November 26, 20196 yr Author 3 hours ago, johnnie.black said: That's correct but since you're not running the test from the GUI you need to disable spin down, or SMART test will be interrupted. Hmmm disk is spun down.. but it seems to be working? Offline data collection status:0x00OOfflinedatacollection activity was never started. Auto Offline Data Collection: Disabled. Self-test execution status:243Self-test routine in progress... 30% of test remaining.
November 26, 20196 yr Community Expert Looks like it is, or it should say "aborted by host", see if it finishes.
November 26, 20196 yr Author Did I mess something up? Drive is FINE? SMART Extended Self-test Log Version: 1 (1 sectors) Num Test_Description Status Remaining LifeTime(hours) LBA_of_first_error # 1 Extended offline Completed without error 00% 5588 - smart.txt
November 27, 20196 yr Community Expert That's expected, except for the recent reported_unc error SMART looked fine.
November 27, 20196 yr Author 1 hour ago, johnnie.black said: That's expected, except for the recent reported_unc error SMART looked fine. Correct, but that happened previously and no increase. So why can't I move files over? Back to the same problem.. bug with the rc?
November 27, 20196 yr Community Expert Not a bug, your data is getting corrupted, you need to find why, if you already scrubbed the other disks like recommended and corruption is limited to disk2 it's likely a disk problem, not bad sectors so not detectable by SMART, but something else, if corruption also affects other disks then it's likely other problem, like bad RAM, controller, board/CPU, etc.

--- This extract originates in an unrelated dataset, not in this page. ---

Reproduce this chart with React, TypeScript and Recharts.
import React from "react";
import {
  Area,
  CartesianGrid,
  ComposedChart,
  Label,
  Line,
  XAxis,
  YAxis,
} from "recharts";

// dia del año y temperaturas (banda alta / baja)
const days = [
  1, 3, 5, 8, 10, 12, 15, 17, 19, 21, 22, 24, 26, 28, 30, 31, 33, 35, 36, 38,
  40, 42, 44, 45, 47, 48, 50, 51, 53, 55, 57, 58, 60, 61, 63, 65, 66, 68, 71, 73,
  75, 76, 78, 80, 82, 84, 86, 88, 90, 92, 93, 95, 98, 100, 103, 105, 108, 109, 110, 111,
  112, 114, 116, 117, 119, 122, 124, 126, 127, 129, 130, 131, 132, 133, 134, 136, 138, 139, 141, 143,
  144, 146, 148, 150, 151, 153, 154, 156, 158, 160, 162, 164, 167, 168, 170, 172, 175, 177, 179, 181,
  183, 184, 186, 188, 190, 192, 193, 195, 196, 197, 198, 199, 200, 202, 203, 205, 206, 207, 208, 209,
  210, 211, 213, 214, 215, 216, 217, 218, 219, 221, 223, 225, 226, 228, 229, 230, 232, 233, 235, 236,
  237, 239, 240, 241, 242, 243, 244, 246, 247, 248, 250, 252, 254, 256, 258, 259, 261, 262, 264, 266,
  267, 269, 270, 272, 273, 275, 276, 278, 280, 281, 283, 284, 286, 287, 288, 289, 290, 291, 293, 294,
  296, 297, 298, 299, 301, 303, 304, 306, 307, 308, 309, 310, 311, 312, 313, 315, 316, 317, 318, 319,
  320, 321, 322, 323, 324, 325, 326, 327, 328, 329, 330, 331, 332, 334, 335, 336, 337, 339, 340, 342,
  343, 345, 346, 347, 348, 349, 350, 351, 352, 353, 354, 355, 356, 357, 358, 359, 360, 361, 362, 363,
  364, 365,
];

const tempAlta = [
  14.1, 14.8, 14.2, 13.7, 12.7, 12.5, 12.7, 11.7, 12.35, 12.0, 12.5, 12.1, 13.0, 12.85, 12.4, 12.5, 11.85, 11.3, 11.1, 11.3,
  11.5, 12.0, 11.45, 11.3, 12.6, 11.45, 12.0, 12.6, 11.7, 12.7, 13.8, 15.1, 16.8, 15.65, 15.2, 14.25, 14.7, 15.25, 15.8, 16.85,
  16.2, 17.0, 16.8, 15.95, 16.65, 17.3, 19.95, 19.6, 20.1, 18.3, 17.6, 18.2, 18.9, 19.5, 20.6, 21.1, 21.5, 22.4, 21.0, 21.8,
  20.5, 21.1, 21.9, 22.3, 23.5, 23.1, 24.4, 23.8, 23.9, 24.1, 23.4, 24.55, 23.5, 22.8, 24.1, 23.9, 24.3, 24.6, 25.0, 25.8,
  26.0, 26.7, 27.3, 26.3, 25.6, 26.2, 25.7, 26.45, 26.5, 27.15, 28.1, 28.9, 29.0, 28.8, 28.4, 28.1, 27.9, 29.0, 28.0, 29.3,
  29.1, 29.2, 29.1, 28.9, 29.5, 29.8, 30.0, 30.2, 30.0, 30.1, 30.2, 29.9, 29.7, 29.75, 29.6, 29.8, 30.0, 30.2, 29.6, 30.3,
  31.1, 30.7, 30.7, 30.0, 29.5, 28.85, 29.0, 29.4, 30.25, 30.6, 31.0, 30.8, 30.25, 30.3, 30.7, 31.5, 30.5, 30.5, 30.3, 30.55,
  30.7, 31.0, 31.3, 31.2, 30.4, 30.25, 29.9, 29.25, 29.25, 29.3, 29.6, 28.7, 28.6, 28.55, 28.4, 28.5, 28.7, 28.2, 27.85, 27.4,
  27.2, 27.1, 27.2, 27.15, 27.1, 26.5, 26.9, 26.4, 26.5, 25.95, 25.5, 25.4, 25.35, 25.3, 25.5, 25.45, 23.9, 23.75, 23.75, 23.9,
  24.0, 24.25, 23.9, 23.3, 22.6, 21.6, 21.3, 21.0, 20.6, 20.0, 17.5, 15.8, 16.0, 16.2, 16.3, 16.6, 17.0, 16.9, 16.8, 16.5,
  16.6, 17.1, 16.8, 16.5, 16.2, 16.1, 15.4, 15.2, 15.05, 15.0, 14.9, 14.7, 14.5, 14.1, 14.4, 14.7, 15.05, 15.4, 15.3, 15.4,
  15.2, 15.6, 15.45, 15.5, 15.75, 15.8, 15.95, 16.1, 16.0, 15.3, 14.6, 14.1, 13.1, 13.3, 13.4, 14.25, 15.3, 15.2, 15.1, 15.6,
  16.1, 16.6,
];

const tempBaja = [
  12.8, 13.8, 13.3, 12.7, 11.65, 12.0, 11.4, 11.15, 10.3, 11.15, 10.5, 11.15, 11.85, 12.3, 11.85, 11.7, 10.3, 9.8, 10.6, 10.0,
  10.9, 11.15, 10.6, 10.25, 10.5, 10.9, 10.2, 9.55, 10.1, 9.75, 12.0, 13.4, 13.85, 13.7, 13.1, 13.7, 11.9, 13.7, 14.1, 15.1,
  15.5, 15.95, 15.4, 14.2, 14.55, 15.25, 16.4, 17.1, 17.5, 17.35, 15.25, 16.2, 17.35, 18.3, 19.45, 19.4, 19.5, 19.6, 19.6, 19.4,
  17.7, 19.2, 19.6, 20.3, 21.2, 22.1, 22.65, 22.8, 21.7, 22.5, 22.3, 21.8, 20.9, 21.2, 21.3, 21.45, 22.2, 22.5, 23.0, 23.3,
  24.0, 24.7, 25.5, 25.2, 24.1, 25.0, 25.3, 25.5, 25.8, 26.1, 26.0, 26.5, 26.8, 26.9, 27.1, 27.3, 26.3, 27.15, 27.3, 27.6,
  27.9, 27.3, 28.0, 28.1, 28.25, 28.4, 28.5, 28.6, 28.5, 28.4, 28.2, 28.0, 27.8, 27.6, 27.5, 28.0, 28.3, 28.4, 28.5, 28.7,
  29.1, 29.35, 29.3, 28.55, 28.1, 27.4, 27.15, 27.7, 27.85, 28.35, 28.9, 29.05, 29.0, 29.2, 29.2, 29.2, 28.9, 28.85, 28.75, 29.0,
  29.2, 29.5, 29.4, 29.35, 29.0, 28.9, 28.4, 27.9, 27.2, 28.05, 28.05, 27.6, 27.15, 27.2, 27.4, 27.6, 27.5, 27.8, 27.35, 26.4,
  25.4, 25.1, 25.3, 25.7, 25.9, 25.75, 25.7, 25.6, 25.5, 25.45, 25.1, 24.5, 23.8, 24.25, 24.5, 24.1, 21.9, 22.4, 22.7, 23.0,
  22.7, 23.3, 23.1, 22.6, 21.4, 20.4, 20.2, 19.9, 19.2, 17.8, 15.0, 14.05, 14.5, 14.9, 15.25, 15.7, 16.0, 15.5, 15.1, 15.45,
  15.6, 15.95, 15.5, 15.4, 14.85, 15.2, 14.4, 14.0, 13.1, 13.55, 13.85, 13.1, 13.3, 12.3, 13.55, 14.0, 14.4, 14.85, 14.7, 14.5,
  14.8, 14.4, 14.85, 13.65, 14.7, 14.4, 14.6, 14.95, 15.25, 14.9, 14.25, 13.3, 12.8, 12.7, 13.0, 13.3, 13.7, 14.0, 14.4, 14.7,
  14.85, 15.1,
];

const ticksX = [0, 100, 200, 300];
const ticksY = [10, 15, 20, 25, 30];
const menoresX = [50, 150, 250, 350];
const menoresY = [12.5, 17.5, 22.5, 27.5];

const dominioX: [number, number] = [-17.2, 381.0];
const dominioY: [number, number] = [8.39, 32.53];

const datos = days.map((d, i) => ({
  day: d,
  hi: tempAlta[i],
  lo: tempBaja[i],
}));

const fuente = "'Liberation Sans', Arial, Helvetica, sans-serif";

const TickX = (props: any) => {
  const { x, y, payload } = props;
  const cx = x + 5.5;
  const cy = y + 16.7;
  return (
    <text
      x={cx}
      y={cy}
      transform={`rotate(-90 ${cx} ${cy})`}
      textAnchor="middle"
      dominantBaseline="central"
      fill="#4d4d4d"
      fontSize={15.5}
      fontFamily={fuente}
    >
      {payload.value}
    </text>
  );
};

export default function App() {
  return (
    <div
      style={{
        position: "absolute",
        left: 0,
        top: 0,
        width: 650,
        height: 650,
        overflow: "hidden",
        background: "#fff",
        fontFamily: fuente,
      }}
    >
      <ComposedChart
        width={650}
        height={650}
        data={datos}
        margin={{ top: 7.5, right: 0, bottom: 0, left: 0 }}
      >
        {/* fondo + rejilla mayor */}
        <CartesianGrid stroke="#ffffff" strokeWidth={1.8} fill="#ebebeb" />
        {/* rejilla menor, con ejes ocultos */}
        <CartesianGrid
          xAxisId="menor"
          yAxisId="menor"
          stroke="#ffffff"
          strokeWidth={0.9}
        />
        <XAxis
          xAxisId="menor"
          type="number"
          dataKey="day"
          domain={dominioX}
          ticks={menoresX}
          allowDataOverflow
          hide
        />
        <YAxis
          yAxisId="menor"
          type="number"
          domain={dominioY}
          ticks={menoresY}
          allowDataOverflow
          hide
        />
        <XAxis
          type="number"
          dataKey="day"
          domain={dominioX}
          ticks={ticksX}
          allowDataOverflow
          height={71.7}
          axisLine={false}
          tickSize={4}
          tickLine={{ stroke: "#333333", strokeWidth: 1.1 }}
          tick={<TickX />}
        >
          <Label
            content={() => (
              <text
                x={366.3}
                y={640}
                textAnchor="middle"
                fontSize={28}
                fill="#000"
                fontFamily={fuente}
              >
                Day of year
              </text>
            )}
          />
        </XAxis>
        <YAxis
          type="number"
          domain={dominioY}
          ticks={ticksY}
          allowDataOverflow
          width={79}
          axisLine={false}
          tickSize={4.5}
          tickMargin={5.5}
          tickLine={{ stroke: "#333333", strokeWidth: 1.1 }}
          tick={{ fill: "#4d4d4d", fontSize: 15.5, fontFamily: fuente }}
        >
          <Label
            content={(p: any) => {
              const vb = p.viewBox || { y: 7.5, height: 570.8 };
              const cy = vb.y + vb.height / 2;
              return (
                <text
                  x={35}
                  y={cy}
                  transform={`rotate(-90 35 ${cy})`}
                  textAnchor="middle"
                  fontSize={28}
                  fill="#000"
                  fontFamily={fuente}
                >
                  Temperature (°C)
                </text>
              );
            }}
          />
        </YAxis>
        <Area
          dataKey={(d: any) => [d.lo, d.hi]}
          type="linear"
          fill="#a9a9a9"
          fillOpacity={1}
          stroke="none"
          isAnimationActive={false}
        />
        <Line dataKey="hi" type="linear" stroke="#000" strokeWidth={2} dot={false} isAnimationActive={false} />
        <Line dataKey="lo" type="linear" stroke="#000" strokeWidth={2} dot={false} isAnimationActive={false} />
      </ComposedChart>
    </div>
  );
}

November 27, 20196 yr Author 51 minutes ago, johnnie.black said: Not a bug, your data is getting corrupted, you need to find why, if you already scrubbed the other disks like recommended and corruption is limited to disk2 it's likely a disk problem, not bad sectors so not detectable by SMART, but something else, if corruption also affects other disks then it's likely other problem, like bad RAM, controller, board/CPU, etc. Everything else is fine, doing a non correcting parity check now.. 2TB left; no errors so far..
November 29, 20196 yr Community Expert Then the most logical answer would be a problem with that disk that's silently corrupting data, I would replace it.
September 28, 20205 yr Google brought me to this old thread because I get the exact same failed csum errors on my btrfs: "csum 0x2ac15d26" And it looks like we have the same model drive: Seagate Barracuda Compute ST8000DM004-2CX188 These cheap SMR clearly have some systematic problem which manifests occasionally as poorly written, then unreadable bytes. I would guess that 0x2ac15d26 is the shash_digest of all 0x00s or 0xFFs. The drive itself never reports any problem -- SMART tests always succeed. As a workaround I run scrub weekly on this FS -- it finds and fixes a few hundred errors each time (always on newly written data).